Only lines holding the word "this" should be copied from the material.

______

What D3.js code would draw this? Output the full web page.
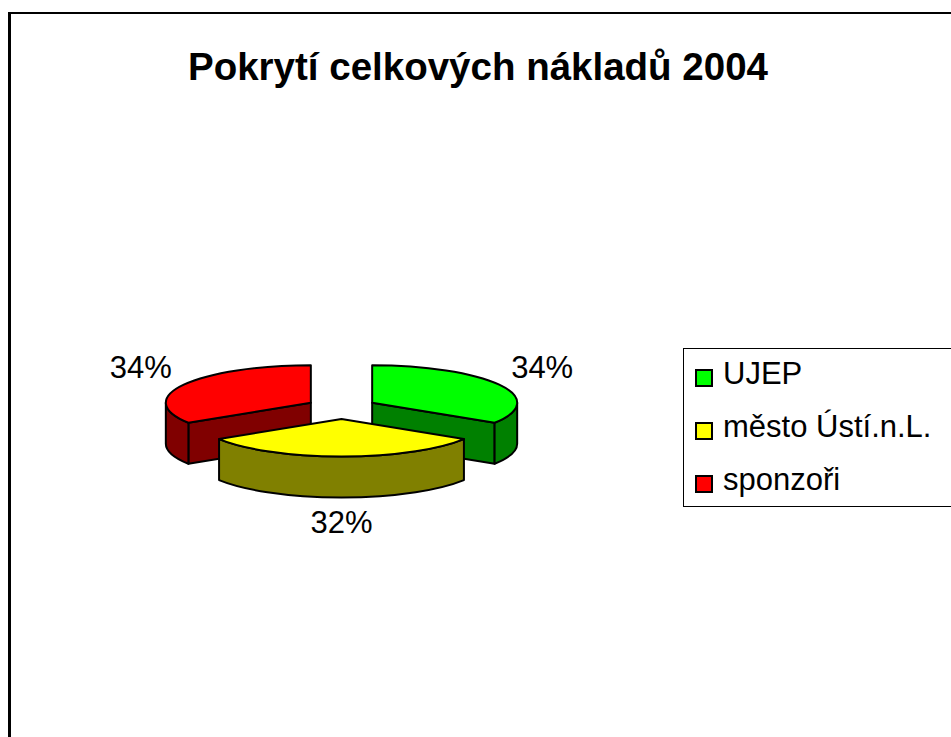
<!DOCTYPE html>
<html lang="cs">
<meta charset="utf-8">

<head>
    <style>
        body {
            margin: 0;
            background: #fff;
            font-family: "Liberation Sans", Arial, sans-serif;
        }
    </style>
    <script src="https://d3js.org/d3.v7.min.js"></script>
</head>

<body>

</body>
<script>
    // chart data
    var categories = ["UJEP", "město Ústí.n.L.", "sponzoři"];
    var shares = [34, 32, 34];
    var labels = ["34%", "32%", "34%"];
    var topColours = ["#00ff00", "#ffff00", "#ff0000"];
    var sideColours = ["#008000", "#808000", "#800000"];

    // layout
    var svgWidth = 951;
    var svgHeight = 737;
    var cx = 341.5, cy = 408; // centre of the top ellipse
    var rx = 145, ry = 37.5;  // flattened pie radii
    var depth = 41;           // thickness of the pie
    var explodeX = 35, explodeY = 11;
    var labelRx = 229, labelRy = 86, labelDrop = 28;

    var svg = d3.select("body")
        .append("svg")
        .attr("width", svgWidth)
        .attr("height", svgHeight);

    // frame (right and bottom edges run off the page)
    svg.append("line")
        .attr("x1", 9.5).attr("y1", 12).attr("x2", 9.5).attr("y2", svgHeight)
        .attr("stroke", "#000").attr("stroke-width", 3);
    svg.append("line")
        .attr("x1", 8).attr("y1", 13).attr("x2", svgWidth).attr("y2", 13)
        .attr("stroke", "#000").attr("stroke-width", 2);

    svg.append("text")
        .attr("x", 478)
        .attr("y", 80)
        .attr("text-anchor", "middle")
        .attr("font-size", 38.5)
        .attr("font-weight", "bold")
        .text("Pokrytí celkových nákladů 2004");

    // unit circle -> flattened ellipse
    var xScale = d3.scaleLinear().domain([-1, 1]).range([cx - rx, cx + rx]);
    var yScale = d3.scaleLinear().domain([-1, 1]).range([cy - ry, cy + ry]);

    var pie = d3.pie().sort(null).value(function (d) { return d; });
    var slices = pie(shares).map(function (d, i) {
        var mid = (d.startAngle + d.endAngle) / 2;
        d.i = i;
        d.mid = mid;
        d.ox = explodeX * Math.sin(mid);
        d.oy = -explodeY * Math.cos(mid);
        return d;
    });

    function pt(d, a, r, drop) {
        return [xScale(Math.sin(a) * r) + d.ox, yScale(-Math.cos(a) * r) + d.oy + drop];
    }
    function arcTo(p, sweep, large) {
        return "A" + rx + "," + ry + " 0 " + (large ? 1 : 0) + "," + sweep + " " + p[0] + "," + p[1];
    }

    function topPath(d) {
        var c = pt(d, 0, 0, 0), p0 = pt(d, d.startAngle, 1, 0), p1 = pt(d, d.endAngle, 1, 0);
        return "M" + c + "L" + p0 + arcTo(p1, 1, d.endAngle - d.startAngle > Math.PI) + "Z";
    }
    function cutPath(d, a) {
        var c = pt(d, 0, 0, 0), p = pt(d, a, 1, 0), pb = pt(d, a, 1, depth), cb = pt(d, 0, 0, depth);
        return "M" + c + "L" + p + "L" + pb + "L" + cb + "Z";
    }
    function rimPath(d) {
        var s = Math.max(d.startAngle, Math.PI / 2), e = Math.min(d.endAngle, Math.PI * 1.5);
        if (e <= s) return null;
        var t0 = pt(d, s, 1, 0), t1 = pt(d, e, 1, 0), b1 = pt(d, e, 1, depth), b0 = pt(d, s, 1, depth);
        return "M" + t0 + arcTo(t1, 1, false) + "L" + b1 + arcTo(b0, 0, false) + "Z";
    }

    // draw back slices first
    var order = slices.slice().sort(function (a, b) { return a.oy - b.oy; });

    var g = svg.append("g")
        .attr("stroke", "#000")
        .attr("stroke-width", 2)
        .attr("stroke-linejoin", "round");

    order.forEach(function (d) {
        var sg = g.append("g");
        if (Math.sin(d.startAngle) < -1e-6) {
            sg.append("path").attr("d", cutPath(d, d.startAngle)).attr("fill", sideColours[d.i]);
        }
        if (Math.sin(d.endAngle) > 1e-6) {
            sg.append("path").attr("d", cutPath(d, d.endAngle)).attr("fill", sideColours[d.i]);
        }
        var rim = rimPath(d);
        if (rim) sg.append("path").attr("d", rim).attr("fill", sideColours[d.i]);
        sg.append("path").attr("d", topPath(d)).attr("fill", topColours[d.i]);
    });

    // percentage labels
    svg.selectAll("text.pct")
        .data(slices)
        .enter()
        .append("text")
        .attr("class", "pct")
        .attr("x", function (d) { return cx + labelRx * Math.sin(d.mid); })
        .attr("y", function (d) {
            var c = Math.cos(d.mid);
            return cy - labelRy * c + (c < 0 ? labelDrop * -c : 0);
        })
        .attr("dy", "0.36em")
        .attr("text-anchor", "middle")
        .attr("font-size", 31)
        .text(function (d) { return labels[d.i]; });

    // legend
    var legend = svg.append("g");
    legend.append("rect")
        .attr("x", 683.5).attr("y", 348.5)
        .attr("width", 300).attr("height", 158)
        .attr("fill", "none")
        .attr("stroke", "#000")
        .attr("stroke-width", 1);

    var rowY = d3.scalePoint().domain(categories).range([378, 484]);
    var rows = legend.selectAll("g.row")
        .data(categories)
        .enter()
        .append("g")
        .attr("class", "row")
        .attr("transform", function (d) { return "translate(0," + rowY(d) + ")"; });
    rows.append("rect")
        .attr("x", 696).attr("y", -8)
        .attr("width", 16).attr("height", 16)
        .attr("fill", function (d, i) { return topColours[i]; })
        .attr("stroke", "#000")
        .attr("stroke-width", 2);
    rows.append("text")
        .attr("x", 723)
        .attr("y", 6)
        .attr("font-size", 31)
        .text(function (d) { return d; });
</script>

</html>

______

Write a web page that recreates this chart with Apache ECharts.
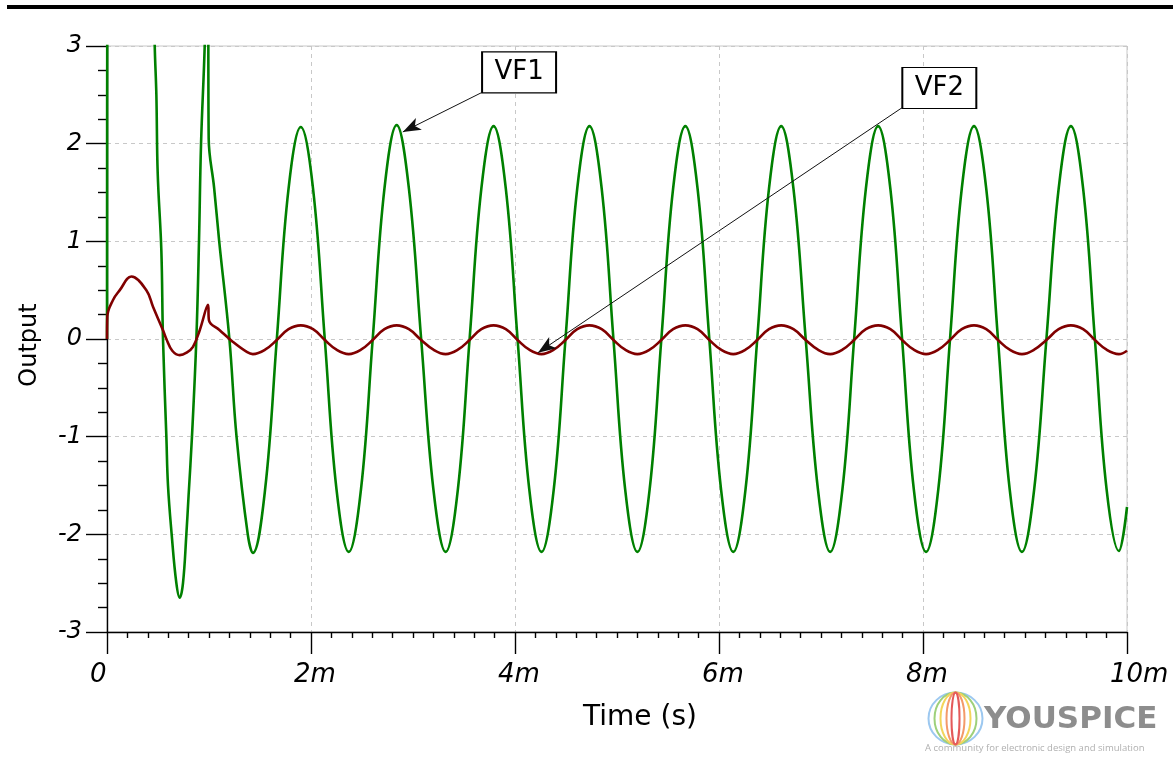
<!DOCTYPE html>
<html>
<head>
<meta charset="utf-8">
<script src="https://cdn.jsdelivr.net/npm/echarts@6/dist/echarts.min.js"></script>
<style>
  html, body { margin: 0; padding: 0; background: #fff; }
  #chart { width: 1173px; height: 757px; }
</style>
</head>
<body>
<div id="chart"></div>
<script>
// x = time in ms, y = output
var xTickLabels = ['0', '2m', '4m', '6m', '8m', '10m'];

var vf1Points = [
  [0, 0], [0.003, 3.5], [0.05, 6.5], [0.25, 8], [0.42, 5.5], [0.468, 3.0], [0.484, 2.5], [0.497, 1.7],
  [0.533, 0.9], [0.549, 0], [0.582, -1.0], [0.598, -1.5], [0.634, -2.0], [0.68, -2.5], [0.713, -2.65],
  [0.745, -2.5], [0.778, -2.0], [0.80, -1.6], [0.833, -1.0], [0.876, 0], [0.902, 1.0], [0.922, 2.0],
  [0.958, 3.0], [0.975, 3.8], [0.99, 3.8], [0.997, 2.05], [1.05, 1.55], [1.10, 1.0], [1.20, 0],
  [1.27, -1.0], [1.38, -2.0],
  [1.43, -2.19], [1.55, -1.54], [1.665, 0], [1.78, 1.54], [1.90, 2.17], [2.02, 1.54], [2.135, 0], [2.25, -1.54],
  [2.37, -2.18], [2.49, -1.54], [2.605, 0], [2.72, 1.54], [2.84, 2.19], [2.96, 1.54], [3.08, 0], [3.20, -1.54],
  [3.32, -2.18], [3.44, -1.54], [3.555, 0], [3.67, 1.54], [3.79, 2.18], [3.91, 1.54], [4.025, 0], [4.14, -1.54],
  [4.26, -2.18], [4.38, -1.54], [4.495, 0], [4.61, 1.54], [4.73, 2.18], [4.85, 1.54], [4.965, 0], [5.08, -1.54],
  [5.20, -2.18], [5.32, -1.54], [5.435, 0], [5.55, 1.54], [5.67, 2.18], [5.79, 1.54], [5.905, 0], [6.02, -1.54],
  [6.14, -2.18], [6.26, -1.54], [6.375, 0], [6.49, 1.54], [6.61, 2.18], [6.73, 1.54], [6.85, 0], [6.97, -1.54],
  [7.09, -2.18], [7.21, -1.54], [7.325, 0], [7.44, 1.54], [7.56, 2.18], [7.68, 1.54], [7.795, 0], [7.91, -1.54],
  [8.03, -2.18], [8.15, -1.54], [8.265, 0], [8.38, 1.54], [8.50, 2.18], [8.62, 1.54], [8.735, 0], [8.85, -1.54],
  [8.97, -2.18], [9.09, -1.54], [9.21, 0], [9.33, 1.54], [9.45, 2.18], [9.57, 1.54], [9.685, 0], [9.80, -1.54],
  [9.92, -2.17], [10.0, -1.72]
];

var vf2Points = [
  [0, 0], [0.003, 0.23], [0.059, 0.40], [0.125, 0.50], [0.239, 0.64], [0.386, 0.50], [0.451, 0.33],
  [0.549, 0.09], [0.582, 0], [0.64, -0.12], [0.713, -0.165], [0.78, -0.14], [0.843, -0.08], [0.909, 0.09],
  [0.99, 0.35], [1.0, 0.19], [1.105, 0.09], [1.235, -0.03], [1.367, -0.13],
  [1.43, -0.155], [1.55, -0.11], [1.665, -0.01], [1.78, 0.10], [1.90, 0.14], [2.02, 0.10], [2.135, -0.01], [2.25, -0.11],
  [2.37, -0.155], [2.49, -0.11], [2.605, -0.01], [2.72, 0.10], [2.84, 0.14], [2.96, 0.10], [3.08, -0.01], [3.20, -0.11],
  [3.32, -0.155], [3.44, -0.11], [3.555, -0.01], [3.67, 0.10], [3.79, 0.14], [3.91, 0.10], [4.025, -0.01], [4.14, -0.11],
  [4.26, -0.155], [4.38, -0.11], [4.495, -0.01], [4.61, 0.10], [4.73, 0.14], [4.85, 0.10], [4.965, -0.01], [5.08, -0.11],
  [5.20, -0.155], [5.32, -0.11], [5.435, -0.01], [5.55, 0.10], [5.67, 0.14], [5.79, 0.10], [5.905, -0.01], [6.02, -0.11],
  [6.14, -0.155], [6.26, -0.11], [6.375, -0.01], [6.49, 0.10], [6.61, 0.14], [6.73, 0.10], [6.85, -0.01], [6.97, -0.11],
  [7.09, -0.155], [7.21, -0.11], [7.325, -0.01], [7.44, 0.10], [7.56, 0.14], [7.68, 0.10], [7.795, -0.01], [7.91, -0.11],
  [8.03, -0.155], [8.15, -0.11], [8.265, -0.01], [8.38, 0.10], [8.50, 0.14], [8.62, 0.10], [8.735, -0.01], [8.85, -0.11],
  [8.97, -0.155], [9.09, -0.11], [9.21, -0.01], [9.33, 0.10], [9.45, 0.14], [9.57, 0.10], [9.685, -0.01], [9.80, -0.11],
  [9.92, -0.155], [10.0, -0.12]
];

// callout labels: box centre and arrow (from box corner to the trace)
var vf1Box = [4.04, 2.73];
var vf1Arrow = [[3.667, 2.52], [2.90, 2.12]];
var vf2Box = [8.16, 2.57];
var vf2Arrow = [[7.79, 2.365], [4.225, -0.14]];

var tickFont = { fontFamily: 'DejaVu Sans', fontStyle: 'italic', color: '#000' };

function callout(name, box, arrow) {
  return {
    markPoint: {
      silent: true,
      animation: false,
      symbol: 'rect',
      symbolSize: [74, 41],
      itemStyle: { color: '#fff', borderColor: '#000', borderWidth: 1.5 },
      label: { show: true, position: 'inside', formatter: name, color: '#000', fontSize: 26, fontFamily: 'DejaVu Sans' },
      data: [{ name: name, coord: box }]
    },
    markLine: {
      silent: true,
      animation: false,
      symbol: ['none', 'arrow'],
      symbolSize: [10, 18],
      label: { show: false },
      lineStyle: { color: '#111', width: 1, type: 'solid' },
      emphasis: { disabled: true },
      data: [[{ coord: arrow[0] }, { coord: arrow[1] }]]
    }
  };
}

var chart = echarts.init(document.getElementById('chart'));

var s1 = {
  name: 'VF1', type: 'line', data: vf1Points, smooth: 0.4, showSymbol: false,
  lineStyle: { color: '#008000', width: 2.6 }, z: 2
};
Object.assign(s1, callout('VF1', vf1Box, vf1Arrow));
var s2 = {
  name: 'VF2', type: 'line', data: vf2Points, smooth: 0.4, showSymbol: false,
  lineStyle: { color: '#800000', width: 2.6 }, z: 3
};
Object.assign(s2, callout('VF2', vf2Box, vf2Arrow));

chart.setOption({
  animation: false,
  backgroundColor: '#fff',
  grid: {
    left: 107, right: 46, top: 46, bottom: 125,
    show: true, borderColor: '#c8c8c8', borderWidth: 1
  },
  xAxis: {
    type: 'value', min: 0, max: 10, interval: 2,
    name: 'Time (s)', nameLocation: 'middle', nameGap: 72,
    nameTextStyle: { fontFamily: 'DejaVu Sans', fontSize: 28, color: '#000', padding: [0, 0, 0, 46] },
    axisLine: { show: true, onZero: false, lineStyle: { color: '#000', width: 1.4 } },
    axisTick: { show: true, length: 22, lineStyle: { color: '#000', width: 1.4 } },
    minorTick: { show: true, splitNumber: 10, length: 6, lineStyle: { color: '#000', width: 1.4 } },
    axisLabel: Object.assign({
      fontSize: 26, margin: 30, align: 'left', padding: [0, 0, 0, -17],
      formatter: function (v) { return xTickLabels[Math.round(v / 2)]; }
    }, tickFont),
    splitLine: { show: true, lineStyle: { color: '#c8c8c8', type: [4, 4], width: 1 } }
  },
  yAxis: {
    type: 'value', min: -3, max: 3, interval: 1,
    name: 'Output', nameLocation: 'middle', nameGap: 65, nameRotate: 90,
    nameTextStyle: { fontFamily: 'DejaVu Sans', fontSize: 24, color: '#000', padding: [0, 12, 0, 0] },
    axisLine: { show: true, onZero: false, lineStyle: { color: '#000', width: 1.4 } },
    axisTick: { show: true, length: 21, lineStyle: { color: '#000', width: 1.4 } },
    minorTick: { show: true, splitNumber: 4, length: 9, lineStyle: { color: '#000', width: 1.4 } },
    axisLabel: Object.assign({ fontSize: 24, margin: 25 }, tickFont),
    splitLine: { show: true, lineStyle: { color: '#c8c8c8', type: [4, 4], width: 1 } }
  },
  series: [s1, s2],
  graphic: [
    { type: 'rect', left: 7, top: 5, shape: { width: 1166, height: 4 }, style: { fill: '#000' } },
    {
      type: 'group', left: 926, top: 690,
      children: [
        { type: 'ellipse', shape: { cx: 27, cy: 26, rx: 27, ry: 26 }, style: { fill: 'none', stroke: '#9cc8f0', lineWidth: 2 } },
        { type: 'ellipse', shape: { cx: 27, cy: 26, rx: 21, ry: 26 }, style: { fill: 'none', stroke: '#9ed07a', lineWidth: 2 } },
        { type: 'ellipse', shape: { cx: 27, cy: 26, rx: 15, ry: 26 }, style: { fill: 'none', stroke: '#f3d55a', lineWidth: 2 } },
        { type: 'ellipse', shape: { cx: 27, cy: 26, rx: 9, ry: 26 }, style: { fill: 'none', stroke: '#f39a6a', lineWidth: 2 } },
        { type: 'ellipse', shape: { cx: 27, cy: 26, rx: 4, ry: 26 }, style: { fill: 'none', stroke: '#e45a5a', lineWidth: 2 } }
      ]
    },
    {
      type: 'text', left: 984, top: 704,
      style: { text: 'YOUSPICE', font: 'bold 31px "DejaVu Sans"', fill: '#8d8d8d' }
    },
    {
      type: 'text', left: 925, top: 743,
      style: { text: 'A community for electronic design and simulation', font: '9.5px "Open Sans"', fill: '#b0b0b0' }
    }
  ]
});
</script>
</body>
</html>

______

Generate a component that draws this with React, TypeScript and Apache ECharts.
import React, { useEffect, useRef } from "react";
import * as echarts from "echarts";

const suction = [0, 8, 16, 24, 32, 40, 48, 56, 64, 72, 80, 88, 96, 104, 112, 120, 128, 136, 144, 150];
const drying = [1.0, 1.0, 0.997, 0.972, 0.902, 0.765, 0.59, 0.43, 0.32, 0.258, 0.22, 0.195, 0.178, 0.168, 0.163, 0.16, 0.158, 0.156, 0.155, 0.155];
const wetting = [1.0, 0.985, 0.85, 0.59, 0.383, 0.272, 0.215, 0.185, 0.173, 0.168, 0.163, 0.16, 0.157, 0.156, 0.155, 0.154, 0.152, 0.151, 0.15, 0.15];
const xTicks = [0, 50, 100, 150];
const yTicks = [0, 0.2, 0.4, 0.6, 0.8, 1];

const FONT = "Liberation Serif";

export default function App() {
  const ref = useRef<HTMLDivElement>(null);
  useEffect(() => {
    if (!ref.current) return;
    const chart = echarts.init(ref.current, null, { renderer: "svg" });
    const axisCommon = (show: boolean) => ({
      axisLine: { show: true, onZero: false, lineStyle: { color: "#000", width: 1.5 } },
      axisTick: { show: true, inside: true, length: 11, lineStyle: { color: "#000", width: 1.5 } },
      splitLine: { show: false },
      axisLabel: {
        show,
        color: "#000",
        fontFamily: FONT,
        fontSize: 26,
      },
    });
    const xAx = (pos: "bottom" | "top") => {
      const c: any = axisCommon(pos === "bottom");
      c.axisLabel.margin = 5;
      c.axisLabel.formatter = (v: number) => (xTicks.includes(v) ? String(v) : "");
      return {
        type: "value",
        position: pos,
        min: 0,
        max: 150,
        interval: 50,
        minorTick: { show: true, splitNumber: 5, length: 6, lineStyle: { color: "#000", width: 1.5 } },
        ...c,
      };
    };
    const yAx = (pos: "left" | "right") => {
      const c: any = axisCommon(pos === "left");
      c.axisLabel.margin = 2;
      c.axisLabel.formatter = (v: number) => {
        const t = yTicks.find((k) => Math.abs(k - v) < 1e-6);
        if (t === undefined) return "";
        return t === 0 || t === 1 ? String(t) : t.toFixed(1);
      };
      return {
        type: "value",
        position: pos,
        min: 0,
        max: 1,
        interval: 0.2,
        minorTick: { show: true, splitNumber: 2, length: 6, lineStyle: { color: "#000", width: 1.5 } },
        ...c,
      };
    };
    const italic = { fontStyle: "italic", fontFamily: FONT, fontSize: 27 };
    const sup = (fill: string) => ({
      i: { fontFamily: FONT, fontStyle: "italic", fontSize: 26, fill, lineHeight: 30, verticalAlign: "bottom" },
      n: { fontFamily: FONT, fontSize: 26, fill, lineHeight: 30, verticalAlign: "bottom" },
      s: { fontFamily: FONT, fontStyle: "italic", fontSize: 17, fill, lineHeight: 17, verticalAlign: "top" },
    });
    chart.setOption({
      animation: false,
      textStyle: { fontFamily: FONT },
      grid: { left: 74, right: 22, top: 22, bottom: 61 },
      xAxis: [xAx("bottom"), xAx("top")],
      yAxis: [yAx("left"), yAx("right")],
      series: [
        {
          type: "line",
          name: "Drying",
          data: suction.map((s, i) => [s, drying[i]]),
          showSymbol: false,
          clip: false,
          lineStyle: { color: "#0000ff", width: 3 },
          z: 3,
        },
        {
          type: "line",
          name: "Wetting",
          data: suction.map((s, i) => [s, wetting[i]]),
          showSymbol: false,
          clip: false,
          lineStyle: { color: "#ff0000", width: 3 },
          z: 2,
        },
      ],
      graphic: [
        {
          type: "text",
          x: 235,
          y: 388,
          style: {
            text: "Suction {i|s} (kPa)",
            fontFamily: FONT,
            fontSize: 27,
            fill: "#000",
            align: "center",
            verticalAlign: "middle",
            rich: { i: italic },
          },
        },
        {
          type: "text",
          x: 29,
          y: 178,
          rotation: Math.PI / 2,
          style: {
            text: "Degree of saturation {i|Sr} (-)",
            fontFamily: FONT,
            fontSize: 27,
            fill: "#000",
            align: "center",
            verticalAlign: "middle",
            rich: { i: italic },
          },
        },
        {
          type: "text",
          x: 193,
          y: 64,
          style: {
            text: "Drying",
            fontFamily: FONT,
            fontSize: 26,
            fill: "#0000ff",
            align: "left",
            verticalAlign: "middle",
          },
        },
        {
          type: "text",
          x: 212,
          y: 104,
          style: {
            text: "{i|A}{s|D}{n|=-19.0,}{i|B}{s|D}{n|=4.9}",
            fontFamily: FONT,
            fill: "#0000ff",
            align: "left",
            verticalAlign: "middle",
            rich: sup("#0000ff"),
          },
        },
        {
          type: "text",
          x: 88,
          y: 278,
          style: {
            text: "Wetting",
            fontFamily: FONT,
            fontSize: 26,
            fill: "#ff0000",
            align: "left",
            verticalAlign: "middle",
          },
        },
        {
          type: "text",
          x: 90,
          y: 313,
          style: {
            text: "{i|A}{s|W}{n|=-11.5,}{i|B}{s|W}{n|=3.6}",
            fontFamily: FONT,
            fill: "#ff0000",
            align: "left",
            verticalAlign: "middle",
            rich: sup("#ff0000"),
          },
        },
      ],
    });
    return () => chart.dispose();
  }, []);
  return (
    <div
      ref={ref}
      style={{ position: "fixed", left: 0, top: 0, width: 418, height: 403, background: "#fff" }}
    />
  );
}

______

* Reply *
What D3.js code would draw this? Output the full web page.
Write a web page that recreates this chart with Apache ECharts.
Generate a component that draws this with React, TypeScript and Apache ECharts.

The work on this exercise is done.